Directions for Restoring the Apparently Dead
Martin Casella’s "Directions for Restoring the Apparently Dead" was the winner of the 2013 Pride Films and Plays (PFP) Great Gay Play Contest. In its world premiere production, directed by David Zak, PFP might not quite have captured the spark that won Casella’s play the award.
The piece takes its title from a vintage public service announcement delineating the steps for administering CPR. The theme of drowning, both literal and metaphorical, runs throughout the play, which brings two American childhood friends to England’s Lake District for a conversation decades in the making.
Griff, the all-American boy, has spent the whole of his friendship with Jinx drowning in self-loathing, addiction, homophobia, Mormonism, self-destructive behavior and marriage to a woman whom he cares for, but does not love. Jinx, in contrast, has found professional and financial success, as well as a fulfilling long-term relationship, despite his unresolved feelings for Griff.
The play cuts back and forth in time, as Jinx tells the long, painful story of the friendship to his partner, Richard. In turn, Griff tells Jinx the story of how he explained the trip to his wife, Bea, and later relates the various ways in which he has failed her throughout their marriage, up to and including "vanishing" on her in the same way he has vanished on Jinx in their intermittent thirty-year relationship.
The story is engaging and more skillfully constructed than many plays that unfold in non-chronological order. Overall, it’s funny, heart-wrenching, thought-provoking, and flawed. It’s not always easy to tell whether awkward moments are attributable to the text or the production.
Ashley Ann Woods’ set design is attractive and serviceable, facilitating the seamless movement from time to time and space to space as the play demands. Raphael Schwartzman’s Lighting Design also contributes here, as well as brisk, sensible blocking and direction.
Kate Wecker’s Sound Design, unfortunately, acts as something of a negative. It stands out in its occasional, inconsistent attempts at realism, whereas so much else about the play deals in impressions.
A similar criticism might be leveled of the play itself. In some scenes, the dialogue and character interaction seems intended to capture the essence of a moment, past or present. In others, an abundance of functional, realistic business tends drag on the play’s emotional momentum.
Jinx is the strongest character, both in terms of how he’s written and his portrayal by Patrick Gannon. Gannon manages to infuse Jinx with a kind of resilient calm that is childlike, but never naive or immature. The performance is strong enough to carry some of the more contrived dialogue meant to sell Jinx’s enduring belief in and love for Griff, even in his friend’s more repellent moments, which are hardly in short supply.
As Richard, Nick Stockwell carries much of the show’s humor. Stockwell is brimming with charm and unqualified adoration for Jinx. But Richard as written seems too good to be true, as he literally urges Jinx with his dying breath to seek out Griff and find out what’s between them. Even if this is the idealized Richard of Jinx’s grieving imagination, the play is left with the problem that Richard doesn’t seem to be a fully realized character and Griff doesn’t seem to be much of a happy ending.
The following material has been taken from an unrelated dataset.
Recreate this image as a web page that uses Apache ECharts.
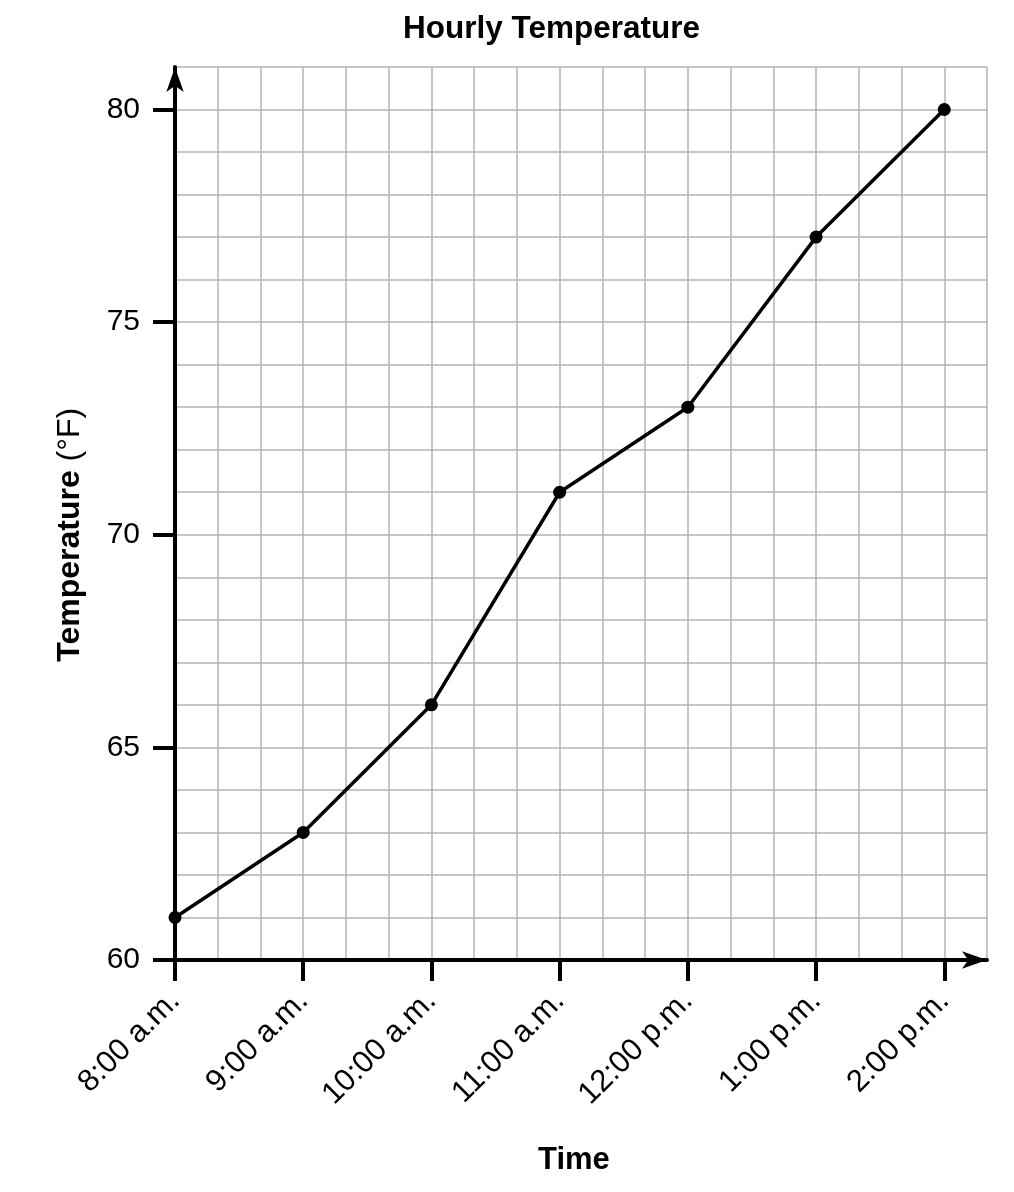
<!DOCTYPE html>
<html><head><meta charset="utf-8">
<script src="https://cdn.jsdelivr.net/npm/echarts@6/dist/echarts.min.js"></script>
<style>html,body{margin:0;padding:0;background:#fff}#c{width:1014px;height:1192px}</style>
</head><body><div id="c"></div>
<script>
// ---- data ----
const chartTitle = 'Hourly Temperature';
const xTitle = 'Time';
const yTitle = 'Temperature';
const yUnit = '(°F)';
const timeLabels = ['8:00 a.m.', '9:00 a.m.', '10:00 a.m.', '11:00 a.m.', '12:00 p.m.', '1:00 p.m.', '2:00 p.m.'];
const temperatures = [61, 63, 66, 71, 73, 77, 80];
const yTickLabels = [60, 65, 70, 75, 80];

// ---- layout ----
const W = 1014, H = 1192;
const L = 175, R = 27, T = 67, B = 232;
const subPerHour = 3;            // grid squares per hour
const yMin = yTickLabels[0], yMax = yTickLabels[yTickLabels.length - 1];
const yStep = yTickLabels[1] - yTickLabels[0];
const cols = subPerHour * (timeLabels.length - 1) + 1;  // one extra square past last hour
const rows = (yMax - yMin) + 1;                          // one extra square above max
const cellW = (W - L - R) / cols;
const cellH = (H - T - B) / rows;
const FONT = "'Liberation Sans', Arial, Helvetica, sans-serif";
const black = '#000';
const gridGray = '#b3b3b3';
const arrowSize = [13, 25];

const chart = echarts.init(document.getElementById('c'), null, {renderer: 'canvas'});
chart.setOption({
  animation: false,
  backgroundColor: '#fff',
  textStyle: {fontFamily: FONT, color: black},
  title: [
    {text: chartTitle, left: 398, top: 8, textStyle: {fontFamily: FONT, fontSize: 31.5, fontWeight: 'bold', color: black}},
    {text: xTitle, left: 533, top: 1140, textStyle: {fontFamily: FONT, fontSize: 31, fontWeight: 'bold', color: black}}
  ],
  grid: [
    {left: L, right: R, top: T, bottom: B, outerBoundsMode: 'none', containLabel: false},
    {left: L, right: R + cellW, top: T + cellH, bottom: B, outerBoundsMode: 'none', containLabel: false}
  ],
  xAxis: [
    {
      type: 'value', gridIndex: 0, min: 0, max: cols, interval: 1,
      axisLine: {show: true, onZero: false, lineStyle: {color: black, width: 4},
        symbol: ['none', 'arrow'], symbolSize: arrowSize, symbolOffset: [0, 0]},
      axisTick: {show: false}, axisLabel: {show: false},
      splitLine: {show: true, lineStyle: {color: gridGray, width: 1.5}}
    },
    {
      type: 'category', gridIndex: 1, data: timeLabels, boundaryGap: false,
      axisLine: {show: false, onZero: false},
      axisTick: {show: true, length: 21, inside: false, lineStyle: {color: black, width: 4}},
      axisLabel: {show: true, rotate: 45, interval: 0, margin: 36, fontSize: 31, color: black, fontFamily: FONT, hideOverlap: false},
      splitLine: {show: false}
    }
  ],
  yAxis: [
    {
      type: 'value', gridIndex: 0, min: yMin, max: yMin + rows, interval: 1,
      axisLine: {show: true, onZero: false, lineStyle: {color: black, width: 4},
        symbol: ['none', 'arrow'], symbolSize: arrowSize, symbolOffset: [0, 0]},
      axisTick: {show: false}, axisLabel: {show: false},
      splitLine: {show: true, lineStyle: {color: gridGray, width: 1.5}}
    },
    {
      type: 'value', gridIndex: 1, min: yMin, max: yMax, interval: yStep,
      axisLine: {show: false, onZero: false},
      axisTick: {show: true, length: 22, inside: false, lineStyle: {color: black, width: 4}},
      axisLabel: {show: true, margin: 35, fontSize: 30, color: black, fontFamily: FONT},
      splitLine: {show: false},
      name: '{b|' + yTitle + '} {n|' + yUnit + '}',
      nameLocation: 'middle', nameRotate: 90, nameGap: 89, nameMoveOverlap: false,
      nameTextStyle: {
        fontFamily: FONT, fontSize: 32, color: black,
        rich: {
          b: {fontFamily: FONT, fontSize: 32, fontWeight: 'bold', color: black},
          n: {fontFamily: FONT, fontSize: 32, color: black}
        }
      }
    }
  ],
  series: [{
    type: 'line', xAxisIndex: 1, yAxisIndex: 1,
    data: temperatures,
    symbol: 'circle', symbolSize: 13, showSymbol: true,
    lineStyle: {color: black, width: 3.5},
    itemStyle: {color: black},
    z: 5
  }]
});
</script></body></html>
Similarly, Alanda Coon is good throughout as Griff’s wife Bea, the character is either reactive or part of the backdrop. The stories Griff tells are his confessions of failure and, save one scene in which Coon is very good indeed, don’t demand that we think much about her experience.
Plot-wise, the eleventh hour revelation that she is dying back in Oklahoma seems clumsy, given that the events of the play are propelled on Jinx’s end by Richard’s sudden death. Similarly the revelation that she has urged Griff to take time for himself before she begins what is likely to be her last round of treatment undercuts the stand she takes for herself and her family in the scene where Bea seems the most real.
Griff is the most problematic character, both as written and as played. Patrick Rybarczyk’s performance is muted early on. Although he and Gannon achieve some genuine moments late in the play and although Rybarczyk occasionally finds interesting rhythms in the character, he and director David Zak seem to have the most trouble unearthing reasons to care about Griff beyond "Jinx does."